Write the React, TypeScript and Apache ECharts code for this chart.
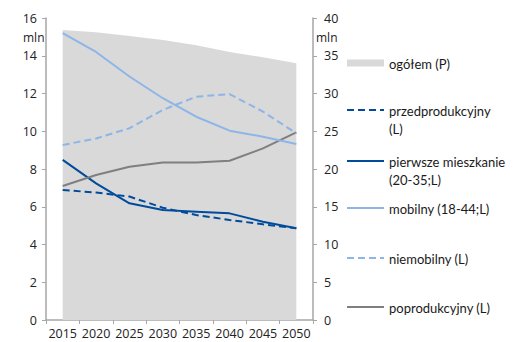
import React, { useEffect, useRef } from "react";
import * as echarts from "echarts";

const years = ["2015", "2020", "2025", "2030", "2035", "2040", "2045", "2050"];

// right axis (mln)
const ogolem = [38.4, 38.1, 37.6, 37.1, 36.4, 35.5, 34.8, 34.0];

// left axis (mln)
const przedprodukcyjny = [6.89, 6.75, 6.54, 5.95, 5.56, 5.3, 5.07, 4.86];
const pierwszeMieszkanie = [8.48, 7.24, 6.18, 5.83, 5.74, 5.65, 5.21, 4.86];
const mobilny = [15.2, 14.2, 12.9, 11.75, 10.77, 10.03, 9.71, 9.32];
const niemobilny = [9.27, 9.62, 10.16, 11.13, 11.83, 11.97, 11.04, 9.89];
const poprodukcyjny = [7.1, 7.68, 8.12, 8.34, 8.34, 8.44, 9.09, 9.94];

const leftTicks = { min: 0, max: 16, interval: 2 };
const rightTicks = { min: 0, max: 40, interval: 5 };

const DARK = "#004b9b";
const LIGHT = "#8db5e8";
const GREY = "#7f7f7f";
const AREA = "#d9d9d9";
const AXIS = "#a6a6a6";

const legendItems = [
  { label: "ogółem (P)", kind: "area", color: AREA, dashed: false, y: 63 },
  { label: "przedprodukcyjny\n(L)", kind: "line", color: DARK, dashed: true, y: 110 },
  { label: "pierwsze mieszkanie\n(20-35;L)", kind: "line", color: DARK, dashed: false, y: 161 },
  { label: "mobilny (18-44;L)", kind: "line", color: LIGHT, dashed: false, y: 208 },
  { label: "niemobilny (L)", kind: "line", color: LIGHT, dashed: true, y: 258 },
  { label: "poprodukcyjny (L)", kind: "line", color: GREY, dashed: false, y: 307 },
];

const AXIS_FONT = "'Open Sans', sans-serif";
const LEGEND_FONT = "Lato, 'Open Sans', sans-serif";

export default function App() {
  const ref = useRef<HTMLDivElement>(null);

  useEffect(() => {
    if (!ref.current) return;
    const chart = echarts.init(ref.current, undefined, { renderer: "svg" });

    const lineSeries = (
      name: string,
      data: number[],
      color: string,
      dashed: boolean
    ) => ({
      name,
      type: "line",
      yAxisIndex: 0,
      data,
      symbol: "none",
      z: 3,
      lineStyle: {
        color,
        width: 2,
        type: dashed ? [7, 4] : "solid",
      },
    });

    const legendGraphics: any[] = [];
    legendItems.forEach((it) => {
      if (it.kind === "area") {
        legendGraphics.push({
          type: "rect",
          shape: { x: 347, y: it.y - 3.5, width: 37, height: 7 },
          style: { fill: it.color },
        });
      } else {
        legendGraphics.push({
          type: "line",
          shape: { x1: 347, y1: it.y, x2: 384, y2: it.y },
          style: {
            stroke: it.color,
            lineWidth: 2,
            lineDash: it.dashed ? [7, 4] : null,
          },
        });
      }
      legendGraphics.push({
        type: "text",
        x: 389,
        y: it.y - 8,
        style: {
          text: it.label,
          fill: "#1a1a1a",
          font: `13px ${LEGEND_FONT}`,
          lineHeight: 18,
          textVerticalAlign: "top",
        },
      });
    });

    chart.setOption({
      animation: false,
      grid: { left: 46, right: 205, top: 18, bottom: 22, containLabel: false },
      xAxis: {
        type: "category",
        data: years,
        boundaryGap: true,
        axisLine: { lineStyle: { color: AXIS, width: 1.5 } },
        axisTick: { show: true, length: 4, lineStyle: { color: AXIS } },
        axisLabel: {
          color: "#222",
          fontSize: 12.5,
          fontFamily: AXIS_FONT,
          margin: 6,
          lineHeight: 14,
          interval: 0,
        },
        splitLine: { show: false },
      },
      yAxis: [
        {
          type: "value",
          position: "left",
          ...leftTicks,
          axisLine: { show: true, lineStyle: { color: AXIS, width: 1.5 } },
          axisTick: { show: true, length: 4, lineStyle: { color: AXIS } },
          axisLabel: {
            color: "#222",
            fontSize: 12.5,
            fontFamily: AXIS_FONT,
            margin: 9,
          },
          splitLine: { show: false },
        },
        {
          type: "value",
          position: "right",
          ...rightTicks,
          axisLine: { show: true, lineStyle: { color: AXIS, width: 1.5 } },
          axisTick: { show: true, length: 4, lineStyle: { color: AXIS } },
          axisLabel: {
            color: "#222",
            fontSize: 12.5,
            fontFamily: AXIS_FONT,
            margin: 11,
          },
          splitLine: { show: false },
        },
      ],
      series: [
        {
          name: "ogółem (P)",
          type: "line",
          yAxisIndex: 1,
          data: ogolem,
          symbol: "none",
          smooth: false,
          z: 1,
          lineStyle: { width: 0, color: AREA },
          areaStyle: { color: AREA, opacity: 1 },
        },
        lineSeries("przedprodukcyjny (L)", przedprodukcyjny, DARK, true),
        lineSeries("pierwsze mieszkanie (20-35;L)", pierwszeMieszkanie, DARK, false),
        lineSeries("poprodukcyjny (L)", poprodukcyjny, GREY, false),
        lineSeries("niemobilny (L)", niemobilny, LIGHT, true),
        lineSeries("mobilny (18-44;L)", mobilny, LIGHT, false),
      ],
      graphic: [
        {
          type: "text",
          x: 23,
          y: 31,
          style: { text: "mln", fill: "#222", font: `12px ${AXIS_FONT}` },
        },
        {
          type: "text",
          x: 316,
          y: 31,
          style: { text: "mln", fill: "#222", font: `12px ${AXIS_FONT}` },
        },
        ...legendGraphics,
      ],
    });

    return () => chart.dispose();
  }, []);

  return <div ref={ref} style={{ width: 518, height: 342, position: "absolute", left: 0, top: 0 }} />;
}
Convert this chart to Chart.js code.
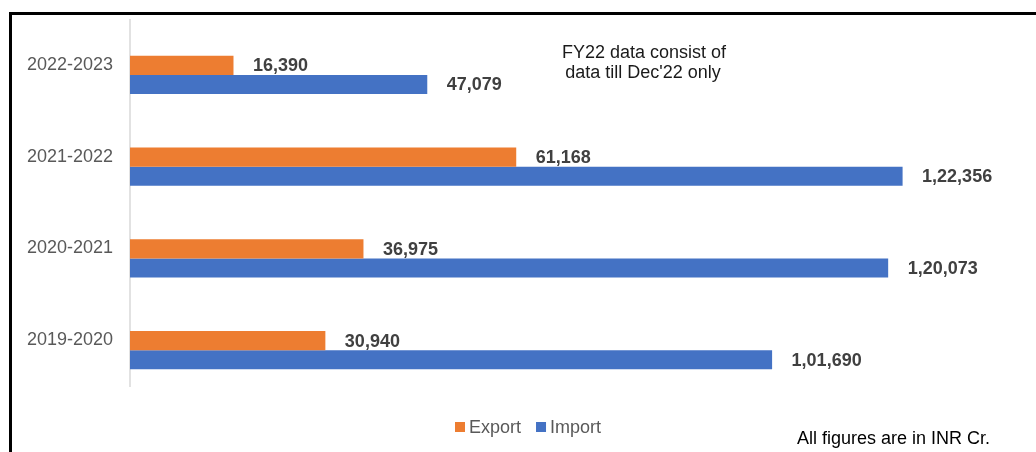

◆ Instructions for the task
Set down word for word the lines from the first entry through the line with "const ogolem = [38.4, 38.1, 37.6, 37.1, 36.4, 35.5, 34.8, 34.0];", both included, omitting pictures.

◆ Worked answer
Write the React, TypeScript and Apache ECharts code for this chart.
import React, { useEffect, useRef } from "react";
import * as echarts from "echarts";

const years = ["2015", "2020", "2025", "2030", "2035", "2040", "2045", "2050"];

// right axis (mln)
const ogolem = [38.4, 38.1, 37.6, 37.1, 36.4, 35.5, 34.8, 34.0];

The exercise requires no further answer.